5. Vendor Lock‑In and Model Drift Management
Proprietary anomaly detectors are typically delivered as a managed service. The customer cedes control over model updates, data retention, and feature extraction. If the vendor decides to retire a product line or alters the pricing model, the organization must either migrate to a new service—re‑training on historic data—or accept degraded detection. Neither path is trivial, and both introduce windows of reduced visibility.
6. Hidden Operational Costs
Deploying an AI‑only detector often looks cheap on paper because the licensing fee is a flat monthly charge. In practice, the hidden costs include:
- Continuous data pipelines to ship logs into the vendor’s cloud.
- Storage fees for raw telemetry retained for model retraining.
- Engineering time to integrate alert triage into ticketing systems.
- Periodic audits to verify that model outputs align with internal risk tolerances.
When summed across a large enterprise, these expenses can rival or exceed the cost of a modest, human‑centric SOC.
7. A Pragmatic Hybrid Approach
The most resilient detection strategy does not discard human judgment nor does it rely entirely on a black‑box model. A hybrid architecture combines the following layers:
- Baseline statistical monitoring: Lightweight unsupervised models that flag gross deviations (e.g., spikes in outbound traffic).
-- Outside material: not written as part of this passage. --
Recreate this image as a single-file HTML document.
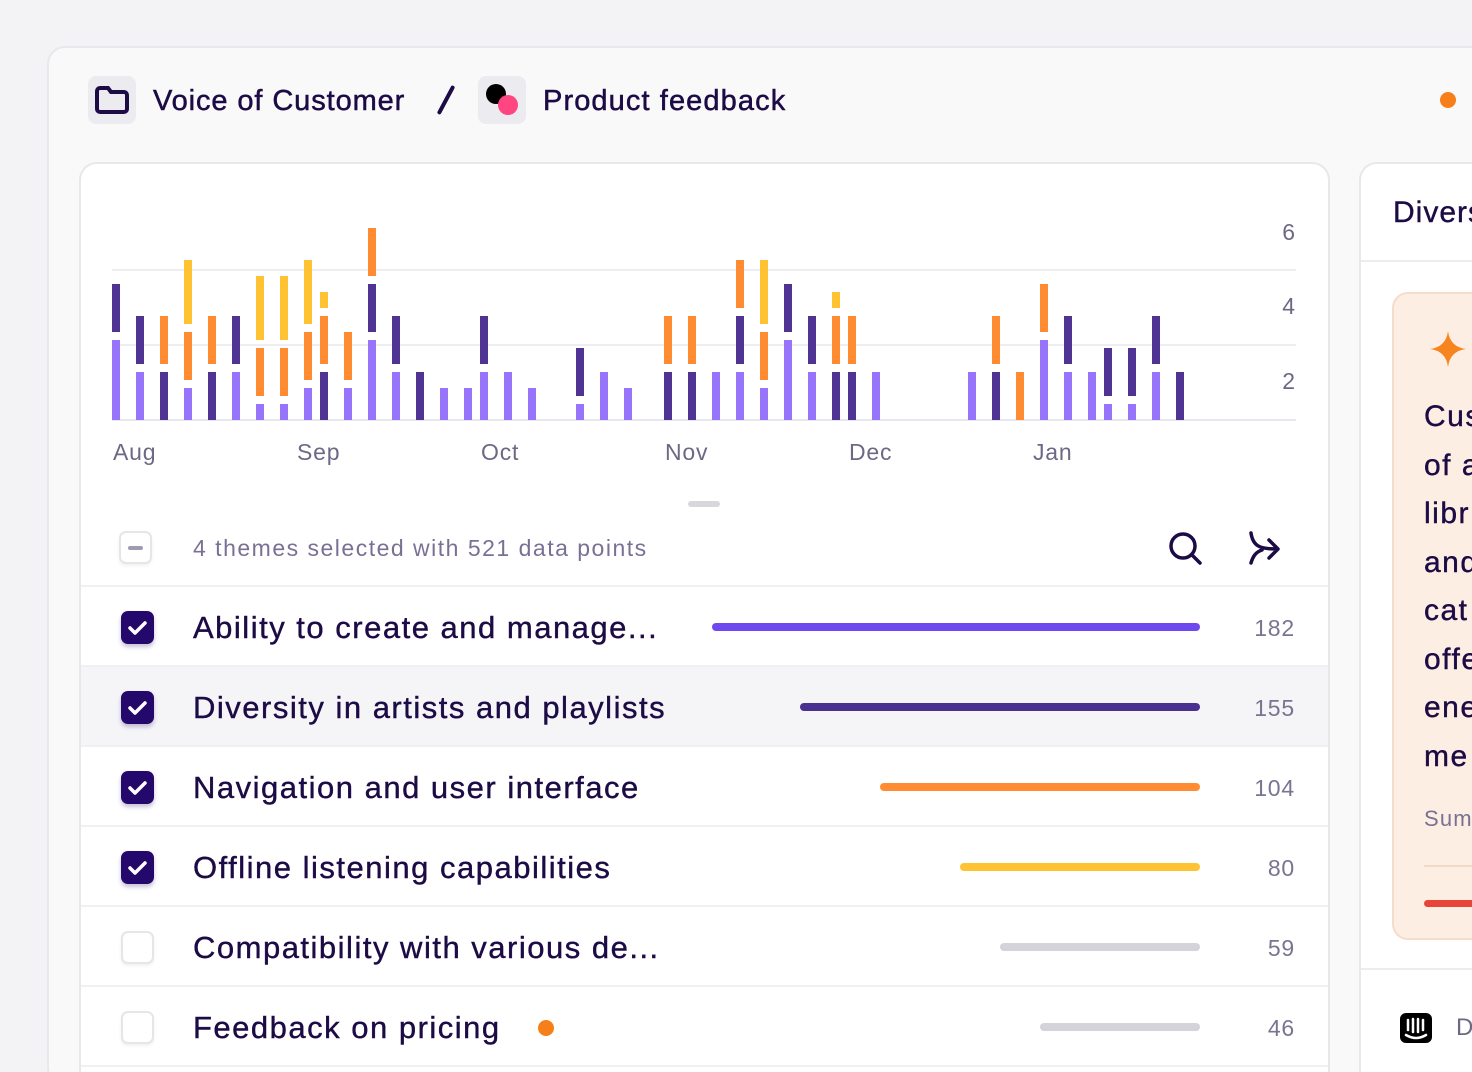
<!DOCTYPE html>
<html style="width:1472px;height:1072px;overflow:hidden"><head><meta charset="utf-8"><style>
*{margin:0;padding:0;box-sizing:border-box}
body{width:1472px;height:1072px;overflow:hidden;background:#f3f3f5;font-family:"Liberation Sans",sans-serif;color:#1c0b45;position:relative}
.abs{position:absolute}
.outer{left:47px;top:46px;width:1440px;height:1040px;background:#f9f9fa;border:2px solid #e8e8ec;border-radius:18px}
.card{left:79px;top:162px;width:1251px;height:940px;background:#fff;border:2px solid #e8e8ec;border-radius:18px}
.card2{left:1359px;top:162px;width:200px;height:940px;background:#fff;border:2px solid #e8e8ec;border-radius:18px}
.row{position:absolute;left:81px;width:1247px;height:80px;border-bottom:2px solid #f0f0f3}
.cb{position:absolute;left:40px;top:24px;width:33px;height:33px;border-radius:7px}
.cb.on{background:#24086b;box-shadow:0 3px 4px rgba(36,8,107,.25)}
.cb.off{border:2px solid #e6e6ea;background:#fff;box-shadow:0 2px 3px rgba(0,0,0,.06)}
.lbl{position:absolute;left:112px;top:23px;font-size:31px;letter-spacing:1.5px;white-space:nowrap;-webkit-text-stroke:0.4px #1c0b45}
.bar{position:absolute;top:36px;height:8px;border-radius:4px}
.num{position:absolute;right:33px;top:28px;font-size:23px;color:#7a7490;letter-spacing:.8px}
</style></head><body>
<div class="abs outer"></div>
<div class="abs" style="left:88px;top:76px;width:48px;height:48px;background:#ecebf0;border-radius:8px"></div>
<svg class="abs" style="left:95px;top:85px" width="34" height="30"><path d="M2 6 a3 3 0 0 1 3-3 h8 l3 4 h13 a3 3 0 0 1 3 3 v14 a3 3 0 0 1-3 3 h-24 a3 3 0 0 1-3-3z" fill="none" stroke="#1c0b45" stroke-width="4"/></svg>
<div class="abs" style="left:153px;top:85px;font-size:29px;letter-spacing:.9px;-webkit-text-stroke:0.5px #1c0b45">Voice of Customer</div>
<div class="abs" style="left:444px;top:84px;width:4px;height:32px;background:#1c0b45;border-radius:2px;transform:rotate(28deg)"></div>
<div class="abs" style="left:478px;top:76px;width:48px;height:48px;background:#ecebf0;border-radius:8px"></div>
<div class="abs" style="left:486px;top:84px;width:20px;height:20px;background:#000;border-radius:50%"></div>
<div class="abs" style="left:498px;top:95px;width:20px;height:20px;background:#ff4582;border-radius:50%"></div>
<div class="abs" style="left:543px;top:85px;font-size:29px;letter-spacing:1.1px;-webkit-text-stroke:0.5px #1c0b45">Product feedback</div>
<div class="abs" style="left:1440px;top:92px;width:16px;height:16px;background:#f77f1a;border-radius:50%"></div>

<div class="abs card"></div>
<svg class="abs" style="left:0;top:0" width="1330" height="480">
<line x1="112" y1="270" x2="1296" y2="270" stroke="#eeedf2" stroke-width="2"/>
<line x1="112" y1="345" x2="1296" y2="345" stroke="#eeedf2" stroke-width="2"/>
<line x1="112" y1="420" x2="1296" y2="420" stroke="#e8e7ee" stroke-width="2"/>
<g id="bars"></g>
<g fill="#6e6885" font-size="23" text-anchor="end">
<text x="1295" y="240">6</text><text x="1295" y="314">4</text><text x="1295" y="389">2</text></g>
<g fill="#6e6885" font-size="23" letter-spacing="0.8">
<text x="113" y="460">Aug</text><text x="297" y="460">Sep</text><text x="481" y="460">Oct</text>
<text x="665" y="460">Nov</text><text x="849" y="460">Dec</text><text x="1033" y="460">Jan</text></g>
</svg>
<div class="abs" style="left:688px;top:501px;width:32px;height:6px;background:#d8d7de;border-radius:3px"></div>

<div class="row" style="top:507px">
<div class="cb off" style="top:24px;left:38px"><div style="position:absolute;left:7px;top:13px;width:15px;height:4px;background:#a09bb3;border-radius:2px"></div></div>
<div class="abs" style="left:112px;top:28px;font-size:23px;color:#7a7094;letter-spacing:1.5px">4 themes selected with 521 data points</div>
<svg class="abs" style="left:1086px;top:22px" width="40" height="40"><circle cx="16" cy="17" r="12" fill="none" stroke="#1c0b45" stroke-width="3.5"/><line x1="25" y1="26" x2="33" y2="34" stroke="#1c0b45" stroke-width="3.5" stroke-linecap="round"/></svg>
<svg class="abs" style="left:1166px;top:22px" width="40" height="40"><path d="M4 4 c2 14 10 16 26 16 M22 11 l9 9 -9 9 M4 34 c2-7 5-11 11-13" fill="none" stroke="#1c0b45" stroke-width="3.5" stroke-linecap="round" stroke-linejoin="round"/></svg>
</div>

<div class="row" style="top:587px"><div class="cb on"><svg width="33" height="33"><path d="M9 17 l5 5 10-10" fill="none" stroke="#fff" stroke-width="3.5" stroke-linecap="round" stroke-linejoin="round"/></svg></div><div class="lbl">Ability to create and manage...</div><div class="bar" style="left:631px;width:488px;background:#7048f0"></div><div class="num">182</div></div>
<div class="row" style="top:667px;background:#f5f5f8"><div class="cb on"><svg width="33" height="33"><path d="M9 17 l5 5 10-10" fill="none" stroke="#fff" stroke-width="3.5" stroke-linecap="round" stroke-linejoin="round"/></svg></div><div class="lbl">Diversity in artists and playlists</div><div class="bar" style="left:719px;width:400px;background:#4a3191"></div><div class="num">155</div></div>
<div class="row" style="top:747px"><div class="cb on"><svg width="33" height="33"><path d="M9 17 l5 5 10-10" fill="none" stroke="#fff" stroke-width="3.5" stroke-linecap="round" stroke-linejoin="round"/></svg></div><div class="lbl">Navigation and user interface</div><div class="bar" style="left:799px;width:320px;background:#ff8c33"></div><div class="num">104</div></div>
<div class="row" style="top:827px"><div class="cb on"><svg width="33" height="33"><path d="M9 17 l5 5 10-10" fill="none" stroke="#fff" stroke-width="3.5" stroke-linecap="round" stroke-linejoin="round"/></svg></div><div class="lbl">Offline listening capabilities</div><div class="bar" style="left:879px;width:240px;background:#ffc233"></div><div class="num">80</div></div>
<div class="row" style="top:907px"><div class="cb off"></div><div class="lbl">Compatibility with various de...</div><div class="bar" style="left:919px;width:200px;background:#d4d3dc"></div><div class="num">59</div></div>
<div class="row" style="top:987px"><div class="cb off"></div><div class="lbl">Feedback on pricing</div><div class="abs" style="left:457px;top:33px;width:16px;height:16px;border-radius:50%;background:#f77f1a"></div><div class="bar" style="left:959px;width:160px;background:#d4d3dc"></div><div class="num">46</div></div>

<div class="abs card2"></div>
<div class="abs" style="left:1361px;top:260px;width:200px;height:2px;background:#ededf1"></div>
<div class="abs" style="left:1393px;top:196px;font-size:30px;letter-spacing:1px;-webkit-text-stroke:0.4px #1c0b45">Diversity</div>
<div class="abs" style="left:1392px;top:292px;width:200px;height:648px;background:#fdeee3;border:2px solid #f5dccc;border-radius:16px"></div>
<svg class="abs" style="left:1428px;top:329px" width="40" height="40"><path d="M20 2 Q22 18 38 20 Q22 22 20 38 Q18 22 2 20 Q18 18 20 2Z" fill="#f7851f"/></svg>
<div class="abs" style="left:1424px;top:393px;font-size:30px;line-height:48.5px;letter-spacing:1.5px;-webkit-text-stroke:0.4px #1c0b45">Cus<br>of a<br>libr<br>and<br>cat<br>offe<br>ene<br>me</div>
<div class="abs" style="left:1424px;top:806px;font-size:22px;color:#7a7094;letter-spacing:1.2px">Sum</div>
<div class="abs" style="left:1424px;top:865px;width:60px;height:2px;background:#f2d8c6"></div>
<div class="abs" style="left:1424px;top:900px;width:60px;height:7px;background:#e8453a;border-radius:4px"></div>
<div class="abs" style="left:1361px;top:968px;width:200px;height:2px;background:#ededf1"></div>
<div class="abs" style="left:1400px;top:1013px;width:32px;height:30px;background:#000;border-radius:6px"></div>
<svg class="abs" style="left:1400px;top:1013px" width="32" height="30"><g stroke="#fff" stroke-width="2.5" stroke-linecap="round"><line x1="8" y1="7" x2="8" y2="17"/><line x1="13" y1="6" x2="13" y2="19"/><line x1="18" y1="6" x2="18" y2="19"/><line x1="23" y1="7" x2="23" y2="17"/></g><path d="M6 22 q10 6 20 0" fill="none" stroke="#fff" stroke-width="2.5" stroke-linecap="round"/></svg>
<div class="abs" style="left:1456px;top:1014px;font-size:24px;color:#6e6885">D</div>

<script>
var L='#9775fa',D='#4f3494',O='#ff8c33',Y='#ffc233';
function s(a,b){return [220+a/3,220+b/3];}
var bars=[
[112,[[L,360,600],[D,192,336]]],[136,[[L,456,600],[D,288,432]]],[160,[[D,456,600],[O,288,432]]],
[184,[[L,504,600],[O,336,480],[Y,120,312]]],[208,[[D,456,600],[O,288,432]]],[232,[[L,456,600],[D,288,432]]],
[256,[[L,552,600],[O,384,528],[Y,168,360]]],[280,[[L,552,600],[O,384,528],[Y,168,360]]],
[304,[[L,504,600],[O,336,480],[Y,120,312]]],[320,[[D,456,600],[O,288,432],[Y,216,264]]],
[344,[[L,504,600],[O,336,480]]],[368,[[L,360,600],[D,192,336],[O,24,168]]],[392,[[L,456,600],[D,288,432]]],
[416,[[D,456,600]]],[440,[[L,504,600]]],[464,[[L,504,600]]],[480,[[L,456,600],[D,288,432]]],
[504,[[L,456,600]]],[528,[[L,504,600]]],[576,[[L,552,600],[D,384,528]]],[600,[[L,456,600]]],[624,[[L,504,600]]],
[664,[[D,456,600],[O,288,432]]],[688,[[D,456,600],[O,288,432]]],[712,[[L,456,600]]],
[736,[[L,456,600],[D,288,432],[O,120,264]]],[760,[[L,504,600],[O,336,480],[Y,120,312]]],
[784,[[L,360,600],[D,192,336]]],[808,[[L,456,600],[D,288,432]]],[832,[[D,456,600],[O,288,432],[Y,216,264]]],
[848,[[D,456,600],[O,288,432]]],[872,[[L,456,600]]],[968,[[L,456,600]]],[992,[[D,456,600],[O,288,432]]],
[1016,[[O,456,600]]],[1040,[[L,360,600],[O,192,336]]],[1064,[[L,456,600],[D,288,432]]],[1088,[[L,456,600]]],
[1104,[[L,552,600],[D,384,528]]],[1128,[[L,552,600],[D,384,528]]],[1152,[[L,456,600],[D,288,432]]],[1176,[[D,456,600]]]];
var g=document.getElementById('bars'),h='';
bars.forEach(function(b){b[1].forEach(function(q){var y=s(q[1],q[2]);h+='<rect x="'+b[0]+'" y="'+y[0]+'" width="8" height="'+(y[1]-y[0])+'" fill="'+q[0]+'"/>';});});
g.innerHTML=h;
</script>
</body></html>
- Rule‑based correlation engine: Contextual rules that tie anomalies to asset criticality, user role, and known business processes.
- Human‑in‑the‑loop verification: Analysts review a curated set of alerts, providing feedback that is recorded as explicit labels for supervised re‑training.
- Periodic red‑team validation: Simulated attacks that deliberately stay within statistical bounds test the system’s ability to surface low‑and‑slow threats.
This layered model ensures that AI augments, rather than replaces, the analyst’s intuition and domain knowledge.
8. Recommendations for Executives
Leaders who are tempted to adopt a “set‑and‑forget” anomaly detector should consider the following safeguards:
- Define clear success metrics: Mean time to detect, false‑positive rate, and compliance coverage should be quantified and reviewed quarterly.
- Maintain a dedicated analyst team: Even a small group of skilled hunters is essential for validating model output and performing deep‑dive investigations.
- Implement audit trails for every automated decision: Store raw alerts, model scores, and the rationale for any auto‑remediation action for at least 12 months.
- Negotiate data ownership clauses: Ensure that raw telemetry can be exported at any time for internal analysis or legal hold.
- Plan for model retirement: Establish a migration path to an alternative detection platform before the vendor’s contract expires.
“Automation without insight is a veneer; insight without automation is a bottleneck. Security thrives where the two intersect.”
Conclusion
The allure of a fully autonomous anomaly detector is understandable. Organizations are under relentless pressure to reduce alert fatigue and demonstrate rapid response capabilities. Yet, when the detection engine becomes the sole gatekeeper, the organization inherits a suite of hidden risks—statistical blind spots, feedback‑driven desensitization, compliance gaps, and vendor lock‑in. The most effective defense in 2026 remains a partnership between intelligent machines and seasoned analysts. By acknowledging the limits of AI‑only solutions and embedding human expertise throughout the detection pipeline, security teams can avoid the mirage of complete coverage and instead build a resilient, transparent, and compliant posture.